Source code of charts
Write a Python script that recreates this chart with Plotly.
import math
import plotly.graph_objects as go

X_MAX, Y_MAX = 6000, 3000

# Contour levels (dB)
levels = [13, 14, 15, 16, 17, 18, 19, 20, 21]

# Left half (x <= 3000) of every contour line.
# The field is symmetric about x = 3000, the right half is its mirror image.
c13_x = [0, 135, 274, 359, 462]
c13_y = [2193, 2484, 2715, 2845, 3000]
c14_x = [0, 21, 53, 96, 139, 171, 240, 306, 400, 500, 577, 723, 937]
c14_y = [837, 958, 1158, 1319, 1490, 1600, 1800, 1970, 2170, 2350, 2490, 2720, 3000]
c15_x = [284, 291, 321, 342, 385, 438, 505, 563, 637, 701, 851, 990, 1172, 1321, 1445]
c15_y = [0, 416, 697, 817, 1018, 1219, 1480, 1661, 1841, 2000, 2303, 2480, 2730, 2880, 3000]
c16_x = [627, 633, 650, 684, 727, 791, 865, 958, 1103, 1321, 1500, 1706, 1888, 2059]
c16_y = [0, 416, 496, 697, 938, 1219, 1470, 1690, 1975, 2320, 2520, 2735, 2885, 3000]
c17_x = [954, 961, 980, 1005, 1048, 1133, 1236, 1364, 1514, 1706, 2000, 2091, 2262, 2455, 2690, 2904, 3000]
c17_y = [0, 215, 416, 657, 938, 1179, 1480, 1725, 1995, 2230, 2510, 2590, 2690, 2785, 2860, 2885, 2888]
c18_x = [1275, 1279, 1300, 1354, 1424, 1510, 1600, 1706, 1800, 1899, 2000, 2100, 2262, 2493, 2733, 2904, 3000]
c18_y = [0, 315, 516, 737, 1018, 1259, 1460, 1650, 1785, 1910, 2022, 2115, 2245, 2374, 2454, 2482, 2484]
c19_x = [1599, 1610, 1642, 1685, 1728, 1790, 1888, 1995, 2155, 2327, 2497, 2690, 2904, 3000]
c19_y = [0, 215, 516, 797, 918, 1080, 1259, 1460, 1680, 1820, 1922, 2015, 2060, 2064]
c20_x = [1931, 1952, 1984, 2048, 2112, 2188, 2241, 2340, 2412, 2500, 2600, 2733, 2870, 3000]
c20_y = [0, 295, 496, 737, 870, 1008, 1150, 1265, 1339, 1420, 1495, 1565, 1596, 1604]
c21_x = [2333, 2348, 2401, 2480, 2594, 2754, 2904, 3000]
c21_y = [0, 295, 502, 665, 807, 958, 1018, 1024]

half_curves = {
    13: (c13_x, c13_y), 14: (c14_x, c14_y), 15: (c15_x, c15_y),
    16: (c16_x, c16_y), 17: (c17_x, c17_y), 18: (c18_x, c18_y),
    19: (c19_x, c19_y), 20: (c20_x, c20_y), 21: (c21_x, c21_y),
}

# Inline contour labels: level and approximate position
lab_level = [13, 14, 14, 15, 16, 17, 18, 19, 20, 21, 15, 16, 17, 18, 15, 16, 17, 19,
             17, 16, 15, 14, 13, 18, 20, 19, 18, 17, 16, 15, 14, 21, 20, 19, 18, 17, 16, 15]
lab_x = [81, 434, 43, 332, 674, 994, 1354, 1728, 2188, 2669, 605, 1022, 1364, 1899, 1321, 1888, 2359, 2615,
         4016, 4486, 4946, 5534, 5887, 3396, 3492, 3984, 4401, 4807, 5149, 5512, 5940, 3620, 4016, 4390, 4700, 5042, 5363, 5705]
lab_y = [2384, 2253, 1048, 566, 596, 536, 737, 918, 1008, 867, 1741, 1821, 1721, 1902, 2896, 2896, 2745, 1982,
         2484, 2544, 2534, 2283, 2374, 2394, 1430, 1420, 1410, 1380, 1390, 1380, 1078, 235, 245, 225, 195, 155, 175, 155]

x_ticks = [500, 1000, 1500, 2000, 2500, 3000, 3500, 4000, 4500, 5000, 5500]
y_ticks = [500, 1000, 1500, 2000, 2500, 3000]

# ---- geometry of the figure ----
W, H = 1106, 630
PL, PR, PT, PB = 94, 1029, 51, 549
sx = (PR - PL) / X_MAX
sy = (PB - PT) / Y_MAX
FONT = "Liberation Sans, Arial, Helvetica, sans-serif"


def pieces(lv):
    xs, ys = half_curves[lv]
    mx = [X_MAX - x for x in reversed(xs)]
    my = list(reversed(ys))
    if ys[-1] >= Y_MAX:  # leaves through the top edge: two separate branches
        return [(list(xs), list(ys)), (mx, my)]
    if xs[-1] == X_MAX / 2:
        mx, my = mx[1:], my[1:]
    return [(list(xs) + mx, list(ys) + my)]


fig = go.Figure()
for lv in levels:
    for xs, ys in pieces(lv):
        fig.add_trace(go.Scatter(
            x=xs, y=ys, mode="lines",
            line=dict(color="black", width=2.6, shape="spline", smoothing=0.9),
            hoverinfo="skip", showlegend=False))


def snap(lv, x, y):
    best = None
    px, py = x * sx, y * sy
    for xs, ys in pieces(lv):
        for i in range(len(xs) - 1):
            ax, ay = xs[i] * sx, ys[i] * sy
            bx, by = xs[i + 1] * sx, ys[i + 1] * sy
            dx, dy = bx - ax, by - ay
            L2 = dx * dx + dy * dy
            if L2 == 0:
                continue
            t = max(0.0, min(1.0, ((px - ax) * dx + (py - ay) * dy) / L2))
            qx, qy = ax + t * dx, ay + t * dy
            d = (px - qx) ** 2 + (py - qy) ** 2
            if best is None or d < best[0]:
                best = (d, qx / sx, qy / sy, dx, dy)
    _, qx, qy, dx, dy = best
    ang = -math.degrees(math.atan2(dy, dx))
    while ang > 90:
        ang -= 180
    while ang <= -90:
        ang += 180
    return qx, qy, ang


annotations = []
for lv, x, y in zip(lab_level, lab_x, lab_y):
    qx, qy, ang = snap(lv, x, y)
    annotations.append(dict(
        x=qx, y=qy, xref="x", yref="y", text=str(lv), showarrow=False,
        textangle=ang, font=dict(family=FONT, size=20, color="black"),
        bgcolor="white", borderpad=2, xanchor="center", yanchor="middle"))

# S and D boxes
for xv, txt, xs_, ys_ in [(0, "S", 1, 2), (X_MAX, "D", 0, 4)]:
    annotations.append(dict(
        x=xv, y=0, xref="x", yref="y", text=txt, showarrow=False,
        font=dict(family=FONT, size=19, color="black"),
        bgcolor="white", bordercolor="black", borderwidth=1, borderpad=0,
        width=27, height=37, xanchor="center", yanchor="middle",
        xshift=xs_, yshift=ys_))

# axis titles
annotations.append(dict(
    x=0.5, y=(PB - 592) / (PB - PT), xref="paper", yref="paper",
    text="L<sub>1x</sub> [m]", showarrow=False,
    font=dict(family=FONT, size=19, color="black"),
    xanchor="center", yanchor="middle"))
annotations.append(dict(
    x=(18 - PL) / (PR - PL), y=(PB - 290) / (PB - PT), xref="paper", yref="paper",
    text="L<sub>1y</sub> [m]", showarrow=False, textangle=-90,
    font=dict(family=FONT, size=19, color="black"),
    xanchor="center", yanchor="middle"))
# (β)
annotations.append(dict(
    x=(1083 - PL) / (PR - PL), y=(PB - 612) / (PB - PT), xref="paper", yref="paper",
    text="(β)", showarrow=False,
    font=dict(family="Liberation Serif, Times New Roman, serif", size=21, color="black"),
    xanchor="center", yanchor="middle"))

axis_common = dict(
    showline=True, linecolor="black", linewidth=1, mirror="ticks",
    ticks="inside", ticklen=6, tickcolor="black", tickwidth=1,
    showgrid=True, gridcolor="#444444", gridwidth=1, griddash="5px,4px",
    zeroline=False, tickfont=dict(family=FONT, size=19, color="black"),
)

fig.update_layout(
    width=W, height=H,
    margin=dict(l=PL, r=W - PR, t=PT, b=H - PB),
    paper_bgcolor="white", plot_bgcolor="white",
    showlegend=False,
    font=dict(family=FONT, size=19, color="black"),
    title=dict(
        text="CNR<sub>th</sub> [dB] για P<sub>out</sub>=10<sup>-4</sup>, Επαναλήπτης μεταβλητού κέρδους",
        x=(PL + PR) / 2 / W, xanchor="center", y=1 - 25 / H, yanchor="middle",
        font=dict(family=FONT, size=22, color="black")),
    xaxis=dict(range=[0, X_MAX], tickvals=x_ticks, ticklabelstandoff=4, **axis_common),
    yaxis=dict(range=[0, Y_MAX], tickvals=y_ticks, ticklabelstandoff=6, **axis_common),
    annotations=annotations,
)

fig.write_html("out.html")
---
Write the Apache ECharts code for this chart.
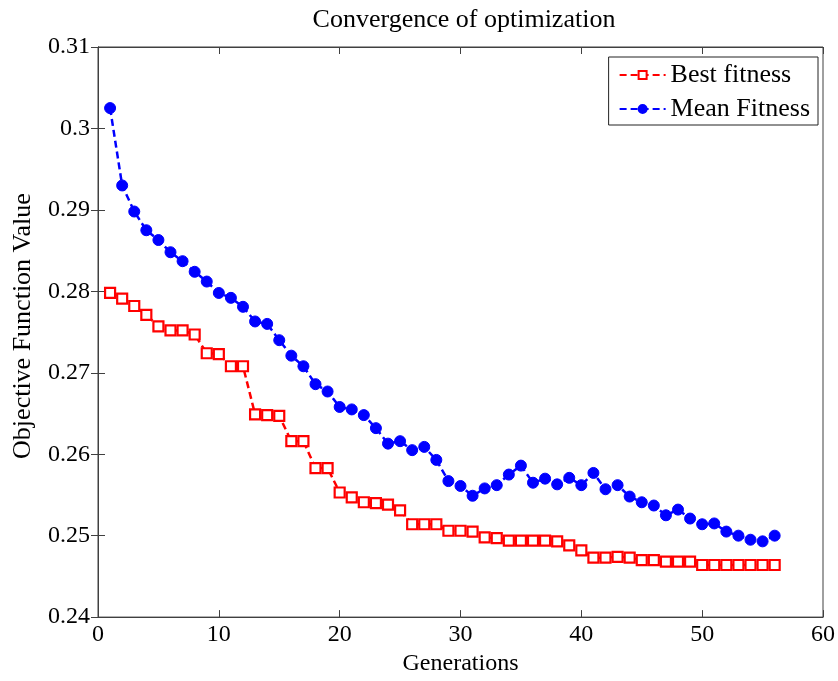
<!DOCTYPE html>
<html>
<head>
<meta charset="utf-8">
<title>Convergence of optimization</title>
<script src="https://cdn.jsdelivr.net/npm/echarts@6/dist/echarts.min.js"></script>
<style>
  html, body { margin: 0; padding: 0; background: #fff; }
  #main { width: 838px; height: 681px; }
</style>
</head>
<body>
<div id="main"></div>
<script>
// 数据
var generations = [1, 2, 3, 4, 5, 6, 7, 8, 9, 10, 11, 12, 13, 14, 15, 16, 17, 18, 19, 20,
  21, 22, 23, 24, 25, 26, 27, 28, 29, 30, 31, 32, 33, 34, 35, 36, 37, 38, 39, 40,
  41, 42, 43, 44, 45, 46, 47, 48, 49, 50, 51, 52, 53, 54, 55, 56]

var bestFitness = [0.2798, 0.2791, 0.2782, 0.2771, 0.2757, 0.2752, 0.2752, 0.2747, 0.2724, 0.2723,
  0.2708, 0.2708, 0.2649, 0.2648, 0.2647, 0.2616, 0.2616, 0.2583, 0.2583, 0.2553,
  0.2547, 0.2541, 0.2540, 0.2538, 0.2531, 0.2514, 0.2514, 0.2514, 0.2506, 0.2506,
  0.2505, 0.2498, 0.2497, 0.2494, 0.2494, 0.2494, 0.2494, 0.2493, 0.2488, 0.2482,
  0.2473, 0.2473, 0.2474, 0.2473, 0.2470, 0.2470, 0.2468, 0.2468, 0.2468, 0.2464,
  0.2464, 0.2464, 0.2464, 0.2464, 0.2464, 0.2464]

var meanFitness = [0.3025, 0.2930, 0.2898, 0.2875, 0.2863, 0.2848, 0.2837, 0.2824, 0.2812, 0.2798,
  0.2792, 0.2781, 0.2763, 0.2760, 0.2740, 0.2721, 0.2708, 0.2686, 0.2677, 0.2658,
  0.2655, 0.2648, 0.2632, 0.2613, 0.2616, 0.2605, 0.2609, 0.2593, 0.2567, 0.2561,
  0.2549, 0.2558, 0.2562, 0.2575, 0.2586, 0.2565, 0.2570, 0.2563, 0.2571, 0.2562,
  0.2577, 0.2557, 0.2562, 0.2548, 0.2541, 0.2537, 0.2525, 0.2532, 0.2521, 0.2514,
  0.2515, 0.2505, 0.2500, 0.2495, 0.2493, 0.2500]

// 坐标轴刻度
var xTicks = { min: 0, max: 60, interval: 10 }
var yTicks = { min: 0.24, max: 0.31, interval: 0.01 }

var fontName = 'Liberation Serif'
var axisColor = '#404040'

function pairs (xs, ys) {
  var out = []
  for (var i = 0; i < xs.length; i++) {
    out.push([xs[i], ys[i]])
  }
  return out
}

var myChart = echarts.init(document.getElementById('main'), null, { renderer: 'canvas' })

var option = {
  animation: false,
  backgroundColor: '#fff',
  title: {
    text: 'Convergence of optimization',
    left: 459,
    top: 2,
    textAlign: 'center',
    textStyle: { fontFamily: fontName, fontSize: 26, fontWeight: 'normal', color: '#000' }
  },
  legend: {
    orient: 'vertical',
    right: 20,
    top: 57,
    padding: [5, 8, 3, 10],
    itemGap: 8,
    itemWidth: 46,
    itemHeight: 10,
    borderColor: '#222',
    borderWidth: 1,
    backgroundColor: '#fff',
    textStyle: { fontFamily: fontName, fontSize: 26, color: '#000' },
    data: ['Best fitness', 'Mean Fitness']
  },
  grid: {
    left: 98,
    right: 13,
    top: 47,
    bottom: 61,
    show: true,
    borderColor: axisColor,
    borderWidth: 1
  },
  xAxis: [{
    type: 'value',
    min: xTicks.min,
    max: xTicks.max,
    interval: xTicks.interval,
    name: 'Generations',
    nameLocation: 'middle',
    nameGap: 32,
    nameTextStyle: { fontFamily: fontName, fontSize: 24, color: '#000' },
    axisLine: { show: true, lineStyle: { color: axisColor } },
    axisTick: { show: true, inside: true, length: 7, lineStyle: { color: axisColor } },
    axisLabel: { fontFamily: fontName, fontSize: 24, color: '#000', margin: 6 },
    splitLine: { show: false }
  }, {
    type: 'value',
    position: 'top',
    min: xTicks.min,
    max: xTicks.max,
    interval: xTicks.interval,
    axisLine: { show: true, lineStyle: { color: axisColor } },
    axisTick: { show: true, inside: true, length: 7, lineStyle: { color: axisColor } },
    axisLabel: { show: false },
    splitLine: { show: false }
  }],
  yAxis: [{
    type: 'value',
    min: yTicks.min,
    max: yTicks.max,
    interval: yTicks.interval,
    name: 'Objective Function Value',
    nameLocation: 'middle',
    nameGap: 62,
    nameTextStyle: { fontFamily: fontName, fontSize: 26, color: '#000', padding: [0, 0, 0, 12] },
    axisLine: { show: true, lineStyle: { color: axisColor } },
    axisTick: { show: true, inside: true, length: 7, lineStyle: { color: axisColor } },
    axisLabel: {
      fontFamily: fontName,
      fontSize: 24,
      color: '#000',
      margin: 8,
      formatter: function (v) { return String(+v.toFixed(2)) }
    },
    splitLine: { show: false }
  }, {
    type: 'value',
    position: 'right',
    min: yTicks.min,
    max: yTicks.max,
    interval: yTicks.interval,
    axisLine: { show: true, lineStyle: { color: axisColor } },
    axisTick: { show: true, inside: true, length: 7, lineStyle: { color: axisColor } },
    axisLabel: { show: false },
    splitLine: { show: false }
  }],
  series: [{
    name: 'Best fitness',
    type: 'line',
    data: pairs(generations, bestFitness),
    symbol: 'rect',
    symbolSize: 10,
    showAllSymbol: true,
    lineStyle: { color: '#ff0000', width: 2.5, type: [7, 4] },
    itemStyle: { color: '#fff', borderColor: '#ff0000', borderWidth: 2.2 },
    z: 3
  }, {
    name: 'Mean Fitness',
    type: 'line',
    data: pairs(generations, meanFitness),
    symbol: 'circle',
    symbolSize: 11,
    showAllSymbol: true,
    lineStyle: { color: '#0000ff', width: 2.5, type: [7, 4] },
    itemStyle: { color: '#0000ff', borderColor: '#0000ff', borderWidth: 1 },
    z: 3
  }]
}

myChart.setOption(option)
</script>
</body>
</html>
---
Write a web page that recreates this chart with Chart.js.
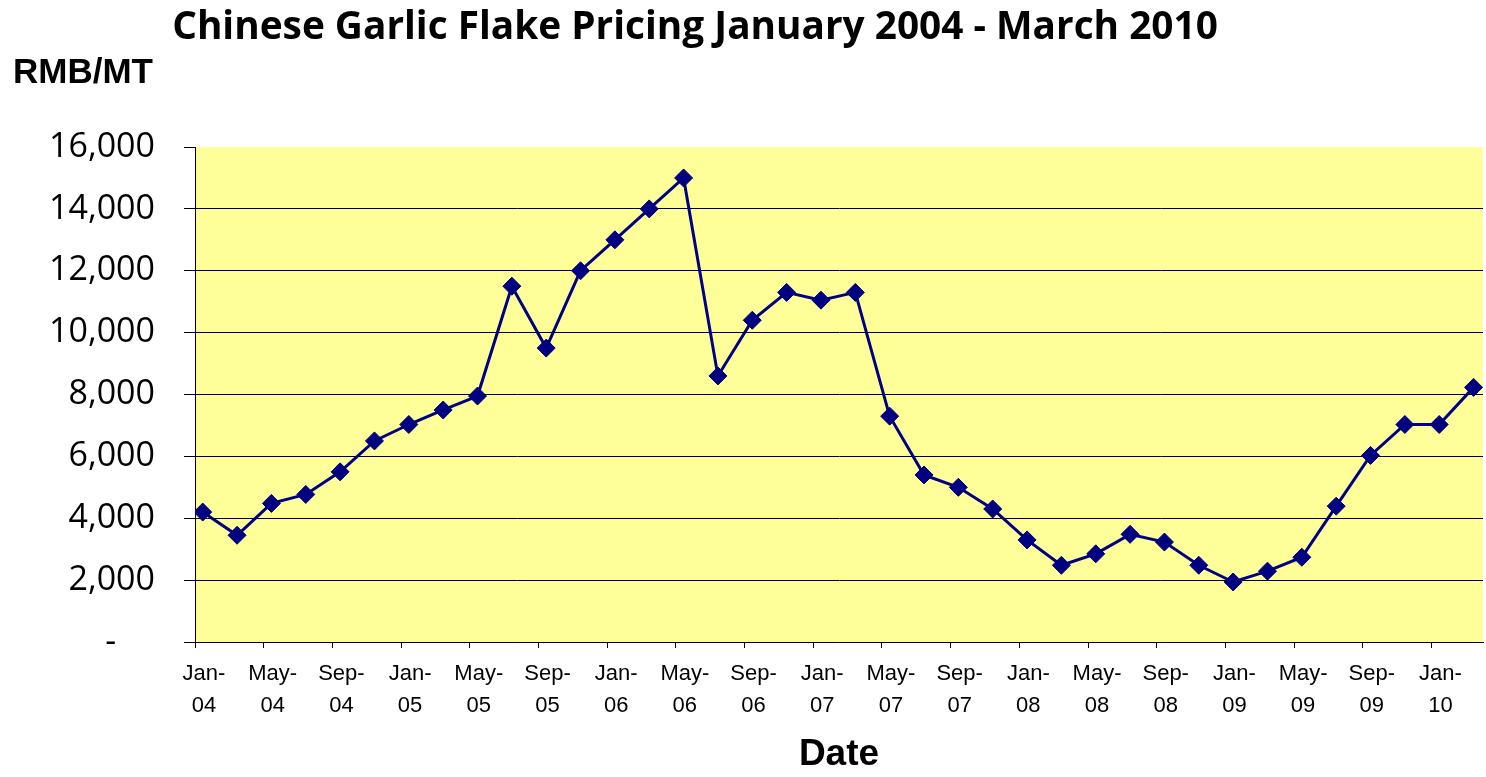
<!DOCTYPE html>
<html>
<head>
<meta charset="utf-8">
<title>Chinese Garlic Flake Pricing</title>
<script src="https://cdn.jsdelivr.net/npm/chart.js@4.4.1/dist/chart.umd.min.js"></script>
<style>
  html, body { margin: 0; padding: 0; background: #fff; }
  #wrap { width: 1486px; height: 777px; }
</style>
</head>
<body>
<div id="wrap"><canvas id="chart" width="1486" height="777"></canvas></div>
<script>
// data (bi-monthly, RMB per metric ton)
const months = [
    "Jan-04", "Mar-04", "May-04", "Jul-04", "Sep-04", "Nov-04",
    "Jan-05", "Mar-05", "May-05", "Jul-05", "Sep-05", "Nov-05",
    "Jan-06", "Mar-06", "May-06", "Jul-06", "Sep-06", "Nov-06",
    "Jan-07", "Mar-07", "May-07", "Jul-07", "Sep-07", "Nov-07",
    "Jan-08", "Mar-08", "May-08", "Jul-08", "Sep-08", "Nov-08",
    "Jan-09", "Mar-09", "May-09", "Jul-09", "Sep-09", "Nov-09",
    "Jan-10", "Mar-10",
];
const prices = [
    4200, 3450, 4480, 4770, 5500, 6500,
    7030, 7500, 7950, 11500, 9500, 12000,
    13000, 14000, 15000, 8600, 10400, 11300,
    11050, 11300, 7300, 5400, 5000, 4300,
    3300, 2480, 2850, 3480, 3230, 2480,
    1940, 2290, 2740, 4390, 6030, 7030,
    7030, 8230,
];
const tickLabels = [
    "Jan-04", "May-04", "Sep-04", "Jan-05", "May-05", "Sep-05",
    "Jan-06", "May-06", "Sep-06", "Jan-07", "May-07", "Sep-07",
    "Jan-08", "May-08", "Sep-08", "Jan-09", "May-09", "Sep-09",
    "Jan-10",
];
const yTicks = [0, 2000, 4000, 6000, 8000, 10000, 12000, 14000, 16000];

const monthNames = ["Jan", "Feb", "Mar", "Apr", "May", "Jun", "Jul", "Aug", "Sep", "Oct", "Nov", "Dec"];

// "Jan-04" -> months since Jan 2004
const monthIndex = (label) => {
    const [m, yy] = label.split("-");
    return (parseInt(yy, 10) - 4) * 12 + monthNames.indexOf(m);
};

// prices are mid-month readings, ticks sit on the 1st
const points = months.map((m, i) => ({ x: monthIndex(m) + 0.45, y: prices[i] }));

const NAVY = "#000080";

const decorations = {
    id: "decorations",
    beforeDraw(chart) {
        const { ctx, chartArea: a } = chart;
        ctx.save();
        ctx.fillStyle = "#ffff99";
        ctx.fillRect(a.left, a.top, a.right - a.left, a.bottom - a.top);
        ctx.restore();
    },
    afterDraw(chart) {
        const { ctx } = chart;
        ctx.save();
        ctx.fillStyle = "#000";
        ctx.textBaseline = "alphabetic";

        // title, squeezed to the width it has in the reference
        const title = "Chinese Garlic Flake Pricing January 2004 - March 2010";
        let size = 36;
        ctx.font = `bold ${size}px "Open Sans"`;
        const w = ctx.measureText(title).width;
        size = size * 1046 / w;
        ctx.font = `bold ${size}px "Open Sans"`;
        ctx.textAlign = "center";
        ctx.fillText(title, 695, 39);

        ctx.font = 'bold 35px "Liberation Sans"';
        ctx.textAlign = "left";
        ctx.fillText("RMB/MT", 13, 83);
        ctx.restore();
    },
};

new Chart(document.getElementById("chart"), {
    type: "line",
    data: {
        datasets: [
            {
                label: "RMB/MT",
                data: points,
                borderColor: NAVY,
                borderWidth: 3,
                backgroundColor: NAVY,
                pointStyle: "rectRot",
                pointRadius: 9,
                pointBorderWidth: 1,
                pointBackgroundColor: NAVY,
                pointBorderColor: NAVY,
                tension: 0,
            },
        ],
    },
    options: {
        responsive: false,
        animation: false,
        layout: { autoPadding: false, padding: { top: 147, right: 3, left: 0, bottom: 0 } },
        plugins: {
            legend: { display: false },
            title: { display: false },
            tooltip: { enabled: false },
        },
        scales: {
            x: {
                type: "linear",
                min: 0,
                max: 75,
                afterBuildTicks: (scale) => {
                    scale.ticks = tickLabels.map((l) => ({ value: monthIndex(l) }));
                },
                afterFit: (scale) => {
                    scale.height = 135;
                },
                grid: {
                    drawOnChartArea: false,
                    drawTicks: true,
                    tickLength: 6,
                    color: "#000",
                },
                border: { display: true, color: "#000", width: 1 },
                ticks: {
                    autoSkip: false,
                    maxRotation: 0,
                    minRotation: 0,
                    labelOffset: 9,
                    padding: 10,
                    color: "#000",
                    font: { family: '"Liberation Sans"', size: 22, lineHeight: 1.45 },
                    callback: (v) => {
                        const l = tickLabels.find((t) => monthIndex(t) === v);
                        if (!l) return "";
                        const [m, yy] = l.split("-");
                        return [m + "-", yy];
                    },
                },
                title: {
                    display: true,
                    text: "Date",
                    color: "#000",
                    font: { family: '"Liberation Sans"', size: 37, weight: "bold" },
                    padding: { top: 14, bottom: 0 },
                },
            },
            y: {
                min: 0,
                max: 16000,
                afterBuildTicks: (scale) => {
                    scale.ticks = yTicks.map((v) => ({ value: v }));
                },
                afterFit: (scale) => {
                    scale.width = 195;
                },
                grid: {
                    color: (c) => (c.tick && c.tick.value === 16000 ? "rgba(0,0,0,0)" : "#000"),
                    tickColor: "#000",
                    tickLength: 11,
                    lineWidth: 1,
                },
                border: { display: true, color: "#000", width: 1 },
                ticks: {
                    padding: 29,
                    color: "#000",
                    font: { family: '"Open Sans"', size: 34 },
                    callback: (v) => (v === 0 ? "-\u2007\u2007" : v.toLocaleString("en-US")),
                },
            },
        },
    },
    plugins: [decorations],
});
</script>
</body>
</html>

■ WHAT YOU ARE ASKED TO DO
Copy each line of the records above that carries the word "with".

■ THE SOLUTION
Write a Python script that recreates this chart with Plotly.
Write a web page that recreates this chart with Chart.js.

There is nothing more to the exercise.